Trudeau has previously said pot prohibition has resulted in 475,000 people with criminal records since the Conservatives came into power in 2006, and criminalization of the drug costs the justice system $500 million a year. But until now, the Liberal leader has kept relatively quiet on the issue while on the election trail — even when his political adversaries have taken swipes at him with pot jokes.
From the Liberal Party’s website:
We will legalize, regulate, and restrict access to marijuana.
Canada’s current system of marijuana prohibition does not work. It does not prevent young people from using marijuana and too many Canadians end up with criminal records for possessing small amounts of the drug.
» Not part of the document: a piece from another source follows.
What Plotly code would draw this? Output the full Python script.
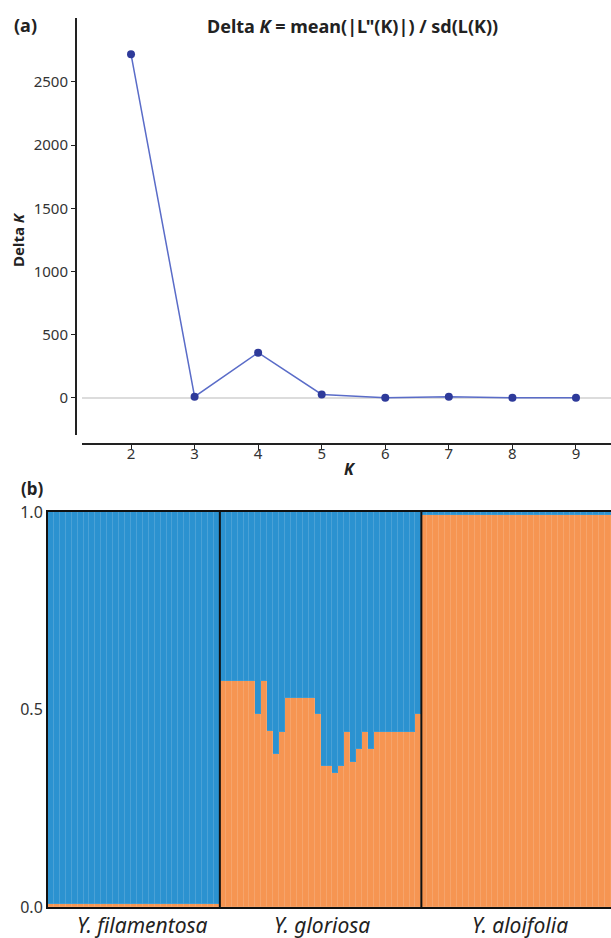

Arresting and prosecuting these offenses is expensive for our criminal justice system. It traps too many Canadians in the criminal justice system for minor, non-violent offenses. At the same time, the proceeds from the illegal drug trade support organized crime and greater threats to public safety, like human trafficking and hard drugs.
To ensure that we keep marijuana out of the hands of children, and the profits out of the hands of criminals, we will legalize, regulate, and restrict access to marijuana.
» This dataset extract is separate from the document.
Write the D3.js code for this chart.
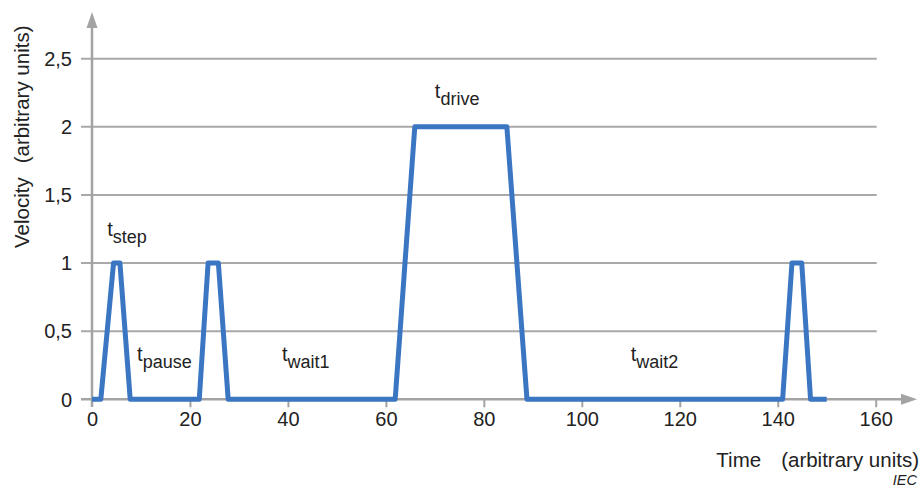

We will remove marijuana consumption and incidental possession from the Criminal Code, and create new, stronger laws to punish more severely those who provide it to minors, those who operate a motor vehicle while under its influence, and those who sell it outside of the new regulatory framework.
We will create a federal/provincial/territorial task force, and with input from experts in public health, substance abuse, and law enforcement, will design a new system of strict marijuana sales and distribution, with appropriate federal and provincial excise taxes applied.
The Conservative Party opposes legalization, providing a stark contrast with the Liberal Party. The Conservatives have held power for a decade, but polls show that Canadian voters are looking for change. The National Post reports:
Justin Trudeau’s Liberals have enjoyed a surge in voter support in the closing week of the election campaign and have strong momentum as Canadians prepare to cast their ballots Monday, a new survey conducted for Postmedia suggests.
The poll by Mainstreet Research, conducted Wednesday and Thursday, found that the Liberals had a five-point lead among decided and leaning voters over their nearest rivals, Stephen Harper’s Conservatives.
Mainstreet president Quito Maggi said in an interview Friday that if the polling numbers carry through to election day, the Liberals could be on the “razor’s edge” of winning a majority.
The Toronto Star endorsed the Liberal Party and its progressive agenda:
Canadians are a decent, progressive people who deserve a decent, progressive government that holds out the prospect of a better and more constructive future.
Fortunately, when they go to the polls on Oct. 19 voters will be able to choose a strong, hopeful alternative to the Harper Conservatives: Justin Trudeau and the Liberal party. They have crafted an alternative vision for the country that deserves the support of those who believe Canada can be more generous, more ambitious and more successful.
After nine and a half years of the Conservatives, the need for change is urgent. Over the course of this long campaign, Stephen Harper has offered voters simply more of the same – more regressive social policies, more whittling away at government, more settling for a stagnant economy that leaves too many behind. And, of course, more division and rancor as the Conservatives play shamelessly on public anxiety about terrorism, refugees and, of all unlikely things, the niqab.
Liberal Party leader, Justin Trudeau, the son of former Canadian Prime Minister Pierre Trudeau, first announced his support for legalizing marijuana just over two years ago and admitted to using cannabis in 2010. Contrary to conventional wisdom, admitted to using cannabis and supporting legalization, have not been political liabilities for Trudeau and the Liberal Party. In fact, it looks like Canadian voters are ready for real change in marijuana policy and if the polls hold up, add to the the momentum for ending cannabis prohibition across the globe.